The Netherlands has become a testing ground for AI in social services. An algorithm played a central role in the childcare benefits scandal that falsely accused tens of thousands of families of fraud and triggered the government’s resignation. In Rotterdam, our investigation revealed an algorithm that ranked welfare recipients based on clothing and Dutch language proficiency, disproportionately targeting single mothers with migrant backgrounds.
So when Amsterdam—one of Europe’s most progressive cities—told us in 2023 that it was developing a “fair” algorithm to detect welfare fraud, we were intrigued.
For five years, Amsterdam’s welfare department ran a high-stakes experiment guided by Responsible AI: a framework of technical and ethical principles intended to ensure fairness, transparency, and accountability in automated systems. Promoted by academics, NGOs, multinational institutions, and a growing consulting industry, Responsible AI has emerged as a key response to scandals surrounding algorithmic decision-making.
Yet few systems built under these principles have been scrutinized independently. Over several years, Amsterdam spent hundreds of thousands of euros, hired consultants, consulted academics, rigorously audited the system for bias, and even invited welfare recipients to provide feedback on its design.
The city also allowed Lighthouse to observe the process.
Despite this effort, the system failed. In collaboration with MIT Technology Review and Trouw, we sought to understand why. We gained unprecedented access to the system, the officials who built it, and the critics who challenged it.
The result is one of the first in-depth examinations of a system developed under Responsible AI guidelines—and what happens when its promises meet reality.
STORYLINES
Together with MIT Technology Review and Trouw, we investigated a fundamental question: what does it truly mean to deploy an algorithm fairly?
Previous reporting, including our own, has often highlighted the worst-case scenarios—poorly designed or intentionally discriminatory systems. These accounts typically sidestep the more difficult questions of when, if ever, such technology should be deployed and what fair AI should actually look like.
Amsterdam followed the Responsible AI playbook closely. It debiased the system after early tests revealed ethnic bias, engaged academics and consultants, and ultimately opted for an explainable algorithm over a more opaque one. The city even convened a council of welfare recipients—the very people the system would evaluate—who criticized the project sharply.
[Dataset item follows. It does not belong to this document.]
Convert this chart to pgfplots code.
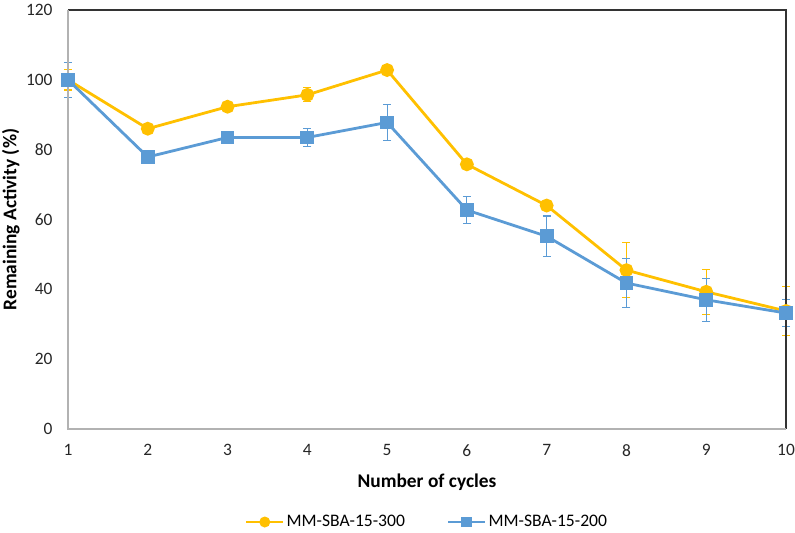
\documentclass[border=0pt]{standalone}
\usepackage{pgfplots}
\pgfplotsset{compat=1.18}
\usepackage{fontspec}
\setmainfont{Carlito}
\definecolor{cyel}{HTML}{FFC000}
\definecolor{cblu}{HTML}{5B9BD5}
\begin{document}
\begin{tikzpicture}
\useasboundingbox (-68bp,-104bp) rectangle (727bp,429bp);
\begin{axis}[
  scale only axis,
  width=718bp, height=419bp,
  xmin=1, xmax=10, ymin=0, ymax=120,
  xtick={1,...,10}, ytick={0,20,...,120},
  major tick length=0pt,
  axis line style={draw=none},
  /pgf/number format/assume math mode=true,
  tick label style={font=\fontsize{17.4bp}{20bp}\selectfont, color=black!85},
  xticklabel style={yshift=-12bp},
  yticklabel style={xshift=-12bp},
  xlabel={\textbf{Number of cycles}},
  ylabel={\textbf{Remaining Activity (\%)}},
  label style={font=\fontsize{19.4bp}{22bp}\selectfont},
  xlabel style={at={(axis description cs:0.5,-0.126)}, anchor=center},
  ylabel style={at={(axis description cs:-0.0795,0.5)}, anchor=center},
  legend columns=2,
  legend style={draw=none, at={(0.5,-0.222)}, anchor=center,
    font=\fontsize{17.6bp}{20bp}\selectfont,
    /tikz/every even column/.append style={column sep=40bp}},
  legend image code/.code={\draw[mark repeat=2,mark phase=2, mark size=4bp] plot coordinates {(0cm,0cm)(0.65cm,0cm)(1.3cm,0cm)};},
  clip=false,
]
\addplot[color=cyel, line width=2.8bp, mark=*, mark size=5.5bp, mark options={solid},
  error bars/.cd, y dir=both, y explicit,
  error mark options={rotate=90, mark size=4bp, line width=1.1bp, color=cyel},
  error bar style={line width=1.1bp, color=cyel}]
  coordinates {
  (1,100) +- (0,2.9)
  (2,86) +- (0,0.6)
  (3,92.3) +- (0,0.6)
  (4,95.7) +- (0,2)
  (5,102.8) +- (0,0.6)
  (6,75.8) +- (0,0.6)
  (7,64) +- (0,0.6)
  (8,45.5) +- (0,7.9)
  (9,39.3) +- (0,6.4)
  (10,33.8) +- (0,7.1)
  };
\addlegendentry{MM-SBA-15-300}
\addplot[color=cblu, line width=2.8bp, mark=square*, mark size=5.5bp, mark options={solid},
  error bars/.cd, y dir=both, y explicit,
  error mark options={rotate=90, mark size=4bp, line width=1.1bp, color=cblu},
  error bar style={line width=1.1bp, color=cblu}]
  coordinates {
  (1,100) +- (0,5)
  (2,77.9) +- (0,1.5)
  (3,83.5) +- (0,0.6)
  (4,83.5) +- (0,2.6)
  (5,87.8) +- (0,5.1)
  (6,62.7) +- (0,3.9)
  (7,55.2) +- (0,5.8)
  (8,41.8) +- (0,7)
  (9,37) +- (0,6.1)
  (10,33.2) +- (0,3.8)
  };
\addlegendentry{MM-SBA-15-200}
\draw[black!80, line width=1.2bp] (rel axis cs:0,1) -- (rel axis cs:1,1) -- (rel axis cs:1,0);
\draw[black!30, line width=1.5bp] (rel axis cs:0,1) -- (rel axis cs:0,0) -- (rel axis cs:1,0);
\end{axis}
\end{tikzpicture}
\end{document}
Yet in real-world deployment, the pilot system continued to exhibit biases. It was also no more effective than the human caseworkers it aimed to replace. Under mounting political pressure, officials ultimately ended the project, quietly concluding a costly, multi-year experiment.
We detail the lessons drawn from Amsterdam’s attempt to build a Responsible AI system, highlighting the disagreements over whether such frameworks can fulfill their promises—or whether some AI applications are fundamentally incompatible with human rights.
METHODS
In 2023, months after our original Suspicion Machines investigation, one reporter filed a public records request with Amsterdam for code and documents related to its welfare fraud detection system.
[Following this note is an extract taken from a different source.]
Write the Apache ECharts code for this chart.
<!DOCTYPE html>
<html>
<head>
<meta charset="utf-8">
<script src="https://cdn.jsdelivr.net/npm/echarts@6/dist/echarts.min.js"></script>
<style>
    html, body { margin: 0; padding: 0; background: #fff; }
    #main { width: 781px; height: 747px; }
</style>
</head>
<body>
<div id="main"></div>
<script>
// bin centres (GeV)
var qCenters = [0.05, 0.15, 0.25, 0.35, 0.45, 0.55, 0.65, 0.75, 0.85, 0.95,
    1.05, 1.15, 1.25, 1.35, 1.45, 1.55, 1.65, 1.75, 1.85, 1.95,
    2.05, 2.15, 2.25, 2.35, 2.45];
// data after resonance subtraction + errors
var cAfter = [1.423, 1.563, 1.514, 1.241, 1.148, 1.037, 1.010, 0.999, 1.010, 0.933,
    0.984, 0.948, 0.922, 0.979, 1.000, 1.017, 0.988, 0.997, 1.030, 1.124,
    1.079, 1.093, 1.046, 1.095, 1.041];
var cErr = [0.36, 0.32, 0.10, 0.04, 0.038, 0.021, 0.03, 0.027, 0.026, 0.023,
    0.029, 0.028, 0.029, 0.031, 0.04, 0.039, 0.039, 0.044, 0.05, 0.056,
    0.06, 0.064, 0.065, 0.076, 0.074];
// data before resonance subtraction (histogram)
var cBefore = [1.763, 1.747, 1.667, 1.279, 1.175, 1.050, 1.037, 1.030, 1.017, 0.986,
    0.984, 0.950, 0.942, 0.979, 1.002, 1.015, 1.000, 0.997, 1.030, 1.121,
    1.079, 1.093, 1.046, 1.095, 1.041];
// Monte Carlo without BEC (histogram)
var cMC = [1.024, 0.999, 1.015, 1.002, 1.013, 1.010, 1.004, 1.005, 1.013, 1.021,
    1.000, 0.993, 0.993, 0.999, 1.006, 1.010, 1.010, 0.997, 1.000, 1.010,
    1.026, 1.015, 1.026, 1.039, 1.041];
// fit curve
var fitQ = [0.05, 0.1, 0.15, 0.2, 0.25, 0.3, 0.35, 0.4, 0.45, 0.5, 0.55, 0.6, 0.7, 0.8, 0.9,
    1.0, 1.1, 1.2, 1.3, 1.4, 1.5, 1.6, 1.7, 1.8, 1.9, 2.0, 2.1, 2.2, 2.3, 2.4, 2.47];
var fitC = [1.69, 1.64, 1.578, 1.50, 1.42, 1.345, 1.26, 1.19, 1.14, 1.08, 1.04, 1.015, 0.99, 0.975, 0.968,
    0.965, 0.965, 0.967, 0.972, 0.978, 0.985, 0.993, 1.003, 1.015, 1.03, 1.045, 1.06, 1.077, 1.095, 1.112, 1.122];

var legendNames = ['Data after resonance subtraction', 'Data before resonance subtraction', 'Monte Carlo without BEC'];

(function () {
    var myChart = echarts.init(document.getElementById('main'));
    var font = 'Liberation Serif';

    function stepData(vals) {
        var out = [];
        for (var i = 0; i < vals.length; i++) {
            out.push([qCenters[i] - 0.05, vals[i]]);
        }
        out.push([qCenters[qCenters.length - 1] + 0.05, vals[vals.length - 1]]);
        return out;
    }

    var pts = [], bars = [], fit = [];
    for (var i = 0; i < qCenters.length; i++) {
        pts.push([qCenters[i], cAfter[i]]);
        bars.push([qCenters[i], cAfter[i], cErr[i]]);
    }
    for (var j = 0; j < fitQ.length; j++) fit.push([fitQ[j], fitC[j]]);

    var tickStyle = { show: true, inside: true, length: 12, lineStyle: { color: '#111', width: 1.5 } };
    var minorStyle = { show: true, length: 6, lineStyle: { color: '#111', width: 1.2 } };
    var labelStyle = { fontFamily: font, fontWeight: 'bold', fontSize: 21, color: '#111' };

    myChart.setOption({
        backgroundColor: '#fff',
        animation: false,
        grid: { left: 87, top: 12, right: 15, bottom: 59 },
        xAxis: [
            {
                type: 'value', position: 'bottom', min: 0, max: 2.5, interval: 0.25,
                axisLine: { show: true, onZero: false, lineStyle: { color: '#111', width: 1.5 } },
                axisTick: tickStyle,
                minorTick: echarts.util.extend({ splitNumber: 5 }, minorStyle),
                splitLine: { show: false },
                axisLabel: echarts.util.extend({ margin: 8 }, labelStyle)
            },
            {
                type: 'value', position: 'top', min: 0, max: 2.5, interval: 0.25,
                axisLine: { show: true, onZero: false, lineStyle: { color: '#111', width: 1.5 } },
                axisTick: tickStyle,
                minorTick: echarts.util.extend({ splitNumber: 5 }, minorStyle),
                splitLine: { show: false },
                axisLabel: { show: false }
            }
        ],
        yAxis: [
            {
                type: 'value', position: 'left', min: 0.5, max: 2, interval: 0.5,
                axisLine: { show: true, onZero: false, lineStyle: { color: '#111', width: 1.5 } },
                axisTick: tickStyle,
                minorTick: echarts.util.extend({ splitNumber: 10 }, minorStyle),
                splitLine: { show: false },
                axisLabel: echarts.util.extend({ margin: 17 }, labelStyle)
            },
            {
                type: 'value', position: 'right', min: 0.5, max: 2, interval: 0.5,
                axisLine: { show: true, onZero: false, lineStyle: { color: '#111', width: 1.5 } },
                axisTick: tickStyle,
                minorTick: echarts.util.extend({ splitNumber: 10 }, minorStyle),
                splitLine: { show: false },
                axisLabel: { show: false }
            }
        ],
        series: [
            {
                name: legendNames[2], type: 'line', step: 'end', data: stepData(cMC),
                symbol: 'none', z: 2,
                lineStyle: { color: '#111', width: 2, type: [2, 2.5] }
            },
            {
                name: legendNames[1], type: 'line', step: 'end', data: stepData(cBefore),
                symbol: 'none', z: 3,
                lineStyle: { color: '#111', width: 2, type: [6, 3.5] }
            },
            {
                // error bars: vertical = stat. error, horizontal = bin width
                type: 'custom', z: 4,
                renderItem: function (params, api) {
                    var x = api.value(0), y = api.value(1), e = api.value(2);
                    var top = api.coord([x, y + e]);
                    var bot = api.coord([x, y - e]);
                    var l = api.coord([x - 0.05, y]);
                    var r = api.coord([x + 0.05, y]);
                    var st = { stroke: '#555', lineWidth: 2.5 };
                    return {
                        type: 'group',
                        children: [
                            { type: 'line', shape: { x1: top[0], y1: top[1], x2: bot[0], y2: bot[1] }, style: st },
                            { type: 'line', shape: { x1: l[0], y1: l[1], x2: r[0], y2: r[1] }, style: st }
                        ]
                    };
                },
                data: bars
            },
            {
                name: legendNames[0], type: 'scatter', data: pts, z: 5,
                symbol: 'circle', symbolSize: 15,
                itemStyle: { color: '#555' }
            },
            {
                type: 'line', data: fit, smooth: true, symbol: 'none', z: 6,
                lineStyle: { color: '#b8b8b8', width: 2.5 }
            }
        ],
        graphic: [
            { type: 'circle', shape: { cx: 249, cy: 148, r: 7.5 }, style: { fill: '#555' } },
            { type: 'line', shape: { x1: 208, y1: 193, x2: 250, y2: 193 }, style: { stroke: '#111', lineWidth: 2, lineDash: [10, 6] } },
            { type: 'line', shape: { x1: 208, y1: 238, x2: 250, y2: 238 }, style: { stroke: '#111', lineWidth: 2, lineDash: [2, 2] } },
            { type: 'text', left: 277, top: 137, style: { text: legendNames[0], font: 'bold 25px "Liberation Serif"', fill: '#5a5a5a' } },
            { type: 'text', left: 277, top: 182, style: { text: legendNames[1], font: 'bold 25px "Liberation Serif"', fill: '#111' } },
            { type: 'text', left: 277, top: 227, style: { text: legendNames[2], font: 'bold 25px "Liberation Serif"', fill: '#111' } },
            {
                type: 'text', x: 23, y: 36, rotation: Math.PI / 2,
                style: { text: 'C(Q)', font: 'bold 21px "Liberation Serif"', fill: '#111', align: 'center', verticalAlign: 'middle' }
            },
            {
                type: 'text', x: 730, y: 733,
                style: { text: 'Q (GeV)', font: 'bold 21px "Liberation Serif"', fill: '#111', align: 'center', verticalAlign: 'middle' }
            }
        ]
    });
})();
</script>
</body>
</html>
Unlike previous investigations, where agencies delayed or obstructed access for months or years, the city disclosed everything immediately and invited an online meeting. It became clear why: the city had gone to great lengths to design a fair system and believed it had succeeded.
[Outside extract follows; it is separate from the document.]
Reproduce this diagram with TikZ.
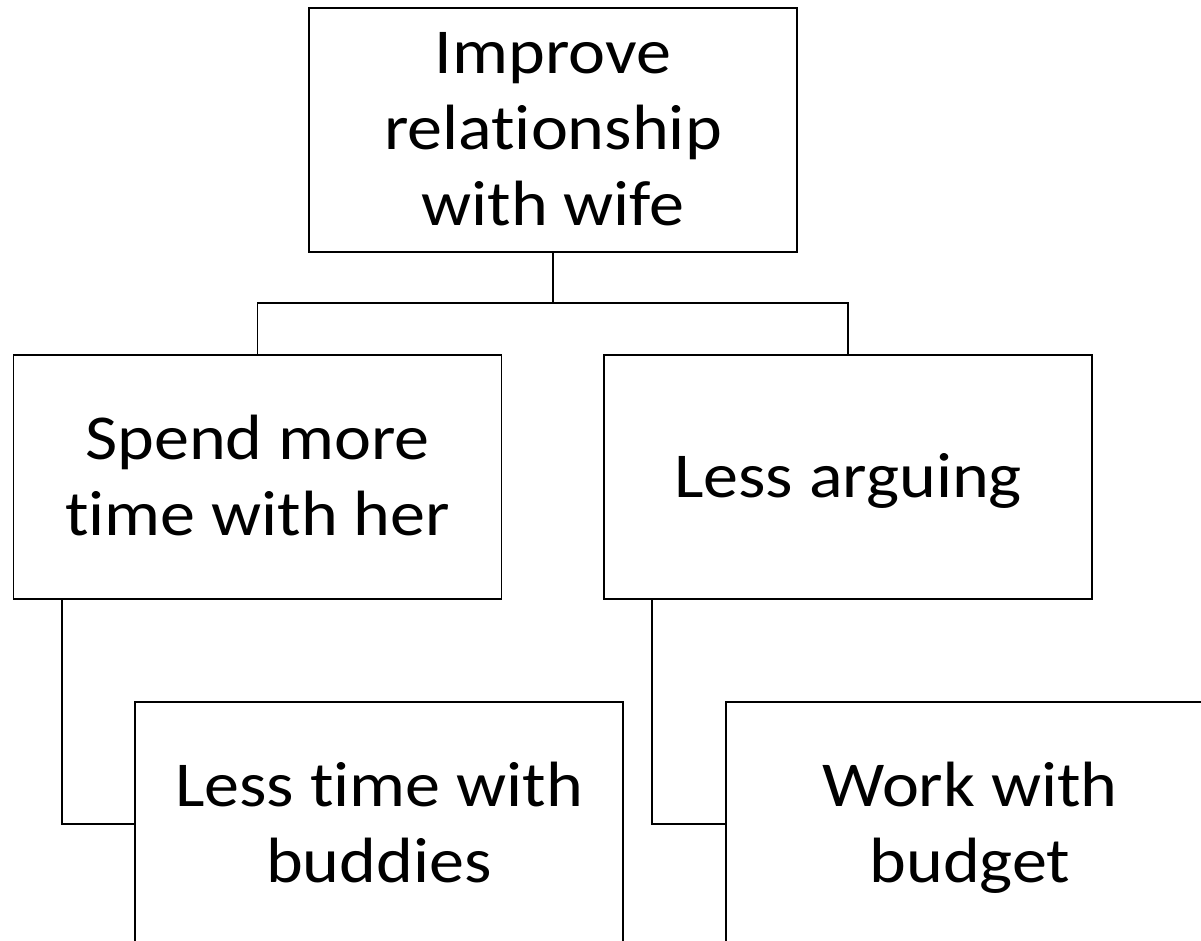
\documentclass[tikz,border=0pt]{standalone}
\usepackage{fontspec}
\setmainfont[Ligatures=NoCommon,RawFeature=-liga]{Carlito}
\newcommand\boxline[1]{\rule[-18pt]{0pt}{76pt}\scalebox{1.095}[1]{#1}}
\begin{document}
\begin{tikzpicture}[x=1pt,y=-1pt,
  box/.style={draw=black,line width=1.6pt,rectangle,inner sep=0pt,
    minimum width=488pt,minimum height=244pt,align=center,
    font=\fontsize{64}{76}\selectfont},
  conn/.style={draw=black,line width=1.6pt}]
\useasboundingbox (0,0) rectangle (1201,941);
\clip (0,0) rectangle (1201,941);
\node[box] (top) at (553,130) {\boxline{Improve}\\\boxline{relationship}\\\boxline{with wife}};
\node[box] (l) at (257.5,477) {\boxline{Spend more}\\\boxline{time with her}};
\node[box] (r) at (848,477) {\boxline{Less arguing}};
\node[box] (bl) at (379,824) {\boxline{Less time with}\\\boxline{buddies}};
\node[box] (br) at (970,824) {\boxline{Work with}\\\boxline{budget}};
\coordinate (j) at (553,303);
\draw[conn] (top.south) -- (j);
\draw[conn] (l.north) |- (j) -| (r.north);
\draw[conn] ([xshift=49pt]l.south west) |- (bl.west);
\draw[conn] ([xshift=49pt]r.south west) |- (br.west);
\end{tikzpicture}
\end{document}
At the time, the city was preparing a pilot where the model would score real-world welfare applicants. The pilot failed: the model was biased and ineffective.
By fall 2024, nearly a year after our reporting began, the city shelved the project entirely. To understand how biases had emerged during model training, reweighting, and deployment, we needed to audit the system—but faced a roadblock. Although the city shared code and documentation, Europe’s GDPR prevented sharing data on how the system had scored actual recipients—crucial information for auditing.
In what we believe is a first, the city cooperated via remote access: we sent code and tests to officials, who ran them on real data and returned aggregate results. Lighthouse has published our methodology online, along with the underlying code and data on GitHub. Months of reporting—including interviews with officials, welfare recipients, and experts—allowed us to reconstruct how the project unfolded and why it ultimately failed.